On the contrary, if Hostess has, in fact, gotten burned by the labor union, there is a chance that many local gas stations will need to find new purveyors of snack cakes as well as bread products. On Tuesday in Driggs, the Basin Travel Stop had serious vacancies in the Hostess shelves with only chocolate and powdered doughnuts left.

“We sold the last two Twinkies Saturday, and the cupcakes went next,” said Carla Rorabaugh, a clerk at the BTS. “Then went the raspberry Zingers and the Ding Dongs.

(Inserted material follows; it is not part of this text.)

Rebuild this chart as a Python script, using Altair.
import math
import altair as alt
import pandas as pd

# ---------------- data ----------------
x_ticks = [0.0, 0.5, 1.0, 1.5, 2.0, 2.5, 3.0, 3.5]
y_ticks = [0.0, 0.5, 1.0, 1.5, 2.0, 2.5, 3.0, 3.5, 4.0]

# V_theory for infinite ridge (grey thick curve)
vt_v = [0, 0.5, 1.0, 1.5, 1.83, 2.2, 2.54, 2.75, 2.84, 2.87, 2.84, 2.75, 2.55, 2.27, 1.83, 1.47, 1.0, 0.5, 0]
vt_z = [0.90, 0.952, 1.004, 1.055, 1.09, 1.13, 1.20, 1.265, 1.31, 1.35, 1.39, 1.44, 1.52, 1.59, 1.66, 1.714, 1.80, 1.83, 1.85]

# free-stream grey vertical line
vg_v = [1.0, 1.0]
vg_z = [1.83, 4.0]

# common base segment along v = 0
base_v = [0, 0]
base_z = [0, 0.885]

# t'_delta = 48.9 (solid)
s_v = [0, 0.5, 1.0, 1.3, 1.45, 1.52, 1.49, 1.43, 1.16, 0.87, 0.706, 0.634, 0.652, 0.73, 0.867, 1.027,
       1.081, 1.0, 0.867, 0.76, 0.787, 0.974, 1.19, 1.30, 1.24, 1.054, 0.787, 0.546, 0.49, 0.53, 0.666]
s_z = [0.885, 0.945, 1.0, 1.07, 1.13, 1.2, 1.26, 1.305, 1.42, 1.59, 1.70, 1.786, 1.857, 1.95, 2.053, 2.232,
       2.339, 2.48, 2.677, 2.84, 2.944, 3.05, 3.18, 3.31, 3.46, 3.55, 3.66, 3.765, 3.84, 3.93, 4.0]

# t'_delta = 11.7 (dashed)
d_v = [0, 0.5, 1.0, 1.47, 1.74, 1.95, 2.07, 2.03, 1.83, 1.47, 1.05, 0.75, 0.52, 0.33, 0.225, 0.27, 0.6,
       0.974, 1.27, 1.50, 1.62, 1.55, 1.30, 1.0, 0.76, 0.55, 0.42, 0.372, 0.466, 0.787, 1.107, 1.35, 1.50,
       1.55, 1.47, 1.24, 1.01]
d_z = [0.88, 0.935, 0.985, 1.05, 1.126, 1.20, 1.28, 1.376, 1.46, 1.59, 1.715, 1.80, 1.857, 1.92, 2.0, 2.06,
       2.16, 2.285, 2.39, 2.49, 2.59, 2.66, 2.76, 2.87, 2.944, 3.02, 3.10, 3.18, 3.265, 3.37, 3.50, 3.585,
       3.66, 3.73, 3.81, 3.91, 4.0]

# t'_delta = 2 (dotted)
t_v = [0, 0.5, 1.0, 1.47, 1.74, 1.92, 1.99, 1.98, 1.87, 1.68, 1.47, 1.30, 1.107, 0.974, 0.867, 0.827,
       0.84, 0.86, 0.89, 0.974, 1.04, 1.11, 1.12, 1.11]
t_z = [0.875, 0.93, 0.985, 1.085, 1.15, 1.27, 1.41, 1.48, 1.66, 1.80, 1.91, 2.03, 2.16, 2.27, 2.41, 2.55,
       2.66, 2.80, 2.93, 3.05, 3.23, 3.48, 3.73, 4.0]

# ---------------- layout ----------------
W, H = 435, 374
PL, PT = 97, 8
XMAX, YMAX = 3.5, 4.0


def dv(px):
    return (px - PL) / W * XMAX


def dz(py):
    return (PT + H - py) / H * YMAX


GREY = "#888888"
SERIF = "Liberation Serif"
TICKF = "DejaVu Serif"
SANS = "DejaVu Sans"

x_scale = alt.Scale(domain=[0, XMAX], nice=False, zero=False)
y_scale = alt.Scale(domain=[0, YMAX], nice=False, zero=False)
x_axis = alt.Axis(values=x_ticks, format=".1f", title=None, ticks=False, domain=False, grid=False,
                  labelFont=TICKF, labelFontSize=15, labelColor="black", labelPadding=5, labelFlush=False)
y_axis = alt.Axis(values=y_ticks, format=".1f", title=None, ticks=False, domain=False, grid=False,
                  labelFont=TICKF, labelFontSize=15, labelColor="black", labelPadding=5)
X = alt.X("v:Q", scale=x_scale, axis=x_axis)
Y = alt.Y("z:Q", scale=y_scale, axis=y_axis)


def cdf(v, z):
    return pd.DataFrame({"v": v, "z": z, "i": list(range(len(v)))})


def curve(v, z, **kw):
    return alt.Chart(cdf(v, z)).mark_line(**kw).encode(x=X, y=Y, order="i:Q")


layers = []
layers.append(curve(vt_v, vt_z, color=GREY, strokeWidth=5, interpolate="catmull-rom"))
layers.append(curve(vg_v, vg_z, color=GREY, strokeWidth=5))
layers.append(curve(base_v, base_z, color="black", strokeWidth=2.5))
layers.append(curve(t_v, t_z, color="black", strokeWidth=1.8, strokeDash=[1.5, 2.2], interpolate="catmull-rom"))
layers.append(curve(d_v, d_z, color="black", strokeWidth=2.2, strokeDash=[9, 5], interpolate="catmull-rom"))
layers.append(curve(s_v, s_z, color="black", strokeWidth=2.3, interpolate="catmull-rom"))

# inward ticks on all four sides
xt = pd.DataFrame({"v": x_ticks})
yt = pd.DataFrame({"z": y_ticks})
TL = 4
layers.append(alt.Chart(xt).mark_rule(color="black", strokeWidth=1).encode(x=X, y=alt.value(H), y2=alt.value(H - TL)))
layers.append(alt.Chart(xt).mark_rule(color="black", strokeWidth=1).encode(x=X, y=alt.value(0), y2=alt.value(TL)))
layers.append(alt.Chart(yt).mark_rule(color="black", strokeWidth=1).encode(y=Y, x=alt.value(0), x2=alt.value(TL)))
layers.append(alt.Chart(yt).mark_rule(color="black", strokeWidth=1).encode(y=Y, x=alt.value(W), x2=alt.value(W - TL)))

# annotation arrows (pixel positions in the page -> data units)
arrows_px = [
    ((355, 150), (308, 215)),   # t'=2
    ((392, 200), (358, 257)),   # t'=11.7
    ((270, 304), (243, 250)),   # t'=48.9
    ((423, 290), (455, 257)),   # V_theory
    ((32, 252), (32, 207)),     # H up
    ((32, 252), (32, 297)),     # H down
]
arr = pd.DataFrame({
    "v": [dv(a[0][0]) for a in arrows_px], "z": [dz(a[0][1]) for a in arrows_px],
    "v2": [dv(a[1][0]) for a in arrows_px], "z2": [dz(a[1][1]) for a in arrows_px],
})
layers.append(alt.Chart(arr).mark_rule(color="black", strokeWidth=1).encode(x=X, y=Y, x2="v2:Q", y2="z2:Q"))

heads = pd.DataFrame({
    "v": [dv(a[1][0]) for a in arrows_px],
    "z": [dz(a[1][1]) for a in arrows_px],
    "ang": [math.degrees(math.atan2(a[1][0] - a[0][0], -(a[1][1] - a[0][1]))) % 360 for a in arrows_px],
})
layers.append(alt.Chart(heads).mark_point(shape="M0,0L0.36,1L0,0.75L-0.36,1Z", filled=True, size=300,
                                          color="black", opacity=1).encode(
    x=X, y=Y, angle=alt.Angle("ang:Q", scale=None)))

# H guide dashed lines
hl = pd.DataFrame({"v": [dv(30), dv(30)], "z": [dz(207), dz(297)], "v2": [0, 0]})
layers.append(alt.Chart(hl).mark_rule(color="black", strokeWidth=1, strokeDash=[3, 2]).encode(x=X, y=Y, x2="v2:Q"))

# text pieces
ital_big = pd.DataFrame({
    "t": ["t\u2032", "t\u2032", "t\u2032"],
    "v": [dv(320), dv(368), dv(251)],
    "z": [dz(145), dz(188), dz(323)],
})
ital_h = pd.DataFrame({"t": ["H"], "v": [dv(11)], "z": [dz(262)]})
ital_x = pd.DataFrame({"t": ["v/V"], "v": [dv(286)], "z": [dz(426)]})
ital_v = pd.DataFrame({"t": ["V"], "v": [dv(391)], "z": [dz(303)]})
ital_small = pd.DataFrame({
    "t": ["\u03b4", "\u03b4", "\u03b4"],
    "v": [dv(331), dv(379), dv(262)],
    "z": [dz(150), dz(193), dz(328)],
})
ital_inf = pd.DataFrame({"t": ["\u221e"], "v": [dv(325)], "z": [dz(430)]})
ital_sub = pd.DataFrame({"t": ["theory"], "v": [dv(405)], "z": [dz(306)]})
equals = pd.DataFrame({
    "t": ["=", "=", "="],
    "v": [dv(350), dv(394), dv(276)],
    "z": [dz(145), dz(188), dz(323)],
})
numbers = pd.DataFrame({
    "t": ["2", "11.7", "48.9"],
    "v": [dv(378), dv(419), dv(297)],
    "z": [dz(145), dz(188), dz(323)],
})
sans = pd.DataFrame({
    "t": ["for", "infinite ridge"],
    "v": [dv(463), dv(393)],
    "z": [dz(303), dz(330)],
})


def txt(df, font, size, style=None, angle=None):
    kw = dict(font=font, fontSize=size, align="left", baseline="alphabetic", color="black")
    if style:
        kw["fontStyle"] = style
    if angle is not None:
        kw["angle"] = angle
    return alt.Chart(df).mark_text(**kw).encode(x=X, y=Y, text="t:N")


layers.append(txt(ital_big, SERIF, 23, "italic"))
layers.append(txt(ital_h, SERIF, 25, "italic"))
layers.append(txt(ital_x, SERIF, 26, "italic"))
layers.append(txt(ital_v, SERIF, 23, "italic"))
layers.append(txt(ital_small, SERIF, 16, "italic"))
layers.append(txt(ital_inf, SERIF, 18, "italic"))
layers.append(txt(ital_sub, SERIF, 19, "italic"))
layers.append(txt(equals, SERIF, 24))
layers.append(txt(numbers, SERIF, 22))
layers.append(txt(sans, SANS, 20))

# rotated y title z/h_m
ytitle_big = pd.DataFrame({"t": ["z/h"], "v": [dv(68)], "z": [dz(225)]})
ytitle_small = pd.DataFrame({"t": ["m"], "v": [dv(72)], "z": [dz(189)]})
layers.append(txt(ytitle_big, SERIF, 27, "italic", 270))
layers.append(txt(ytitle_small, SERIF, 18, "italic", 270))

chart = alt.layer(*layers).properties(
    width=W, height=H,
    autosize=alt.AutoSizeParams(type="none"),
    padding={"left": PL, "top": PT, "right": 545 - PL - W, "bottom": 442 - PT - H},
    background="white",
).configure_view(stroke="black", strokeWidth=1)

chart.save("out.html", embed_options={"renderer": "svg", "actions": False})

I hear Wayne is talking with ”Little Debbie.”
As the owner of the Phillips 66 and the Exxon stations in Driggs, Wayne Hartshorn expected Little Debbie to restock his shelves as early as Wednesday, but he was not sure where his bread products would come from in the future.

“Everybody is in a scramble,” Hartshorn said. “There has been a big push for buns, but we’re just going to have to see what happens. The Little Debbie guys didn’t know how they were going to deal with the increase in demand, and the bread companies don’t have the resources to focus on little stores like mine just yet. They’re dealing with the grocery stores right now. It may take a little bit, but I’m pretty well stocked right now.” 

As the owner of one local bakery that may be appealing to a different demographic than Hostess, Martha Pendl was nostalgic about the potential elimination of snack cakes with an incredible shelf life.

“I wasn’t much into Twinkies, but walking down to the Circle K for some Ding Dongs was a Saturday tradition growing up,” Pendl said. “I’m sad my children won’t be able to share in that experience.”

With an estimated 18,000 jobs at stake if Hostess folds, Teton Valley is likely to see an impact beyond bread and cakes. One local woman’s father had more than 20 years with Hostess, and will relocate to Teton Valley if forced to take early retirement.

“My father is a sales supervisor in Flagstaff, Ariz. with only three years before he retired,” said Julie Hines. “He would be disappointed to have to take early retirement, but an even greater disappointment would be for him to see the nine younger guys that work under him lose their jobs.”

Teton Valley may be isolated from places where Hostess plants operated, but the effects from a closure of the corporate bakery will touch even the most remote parts of America.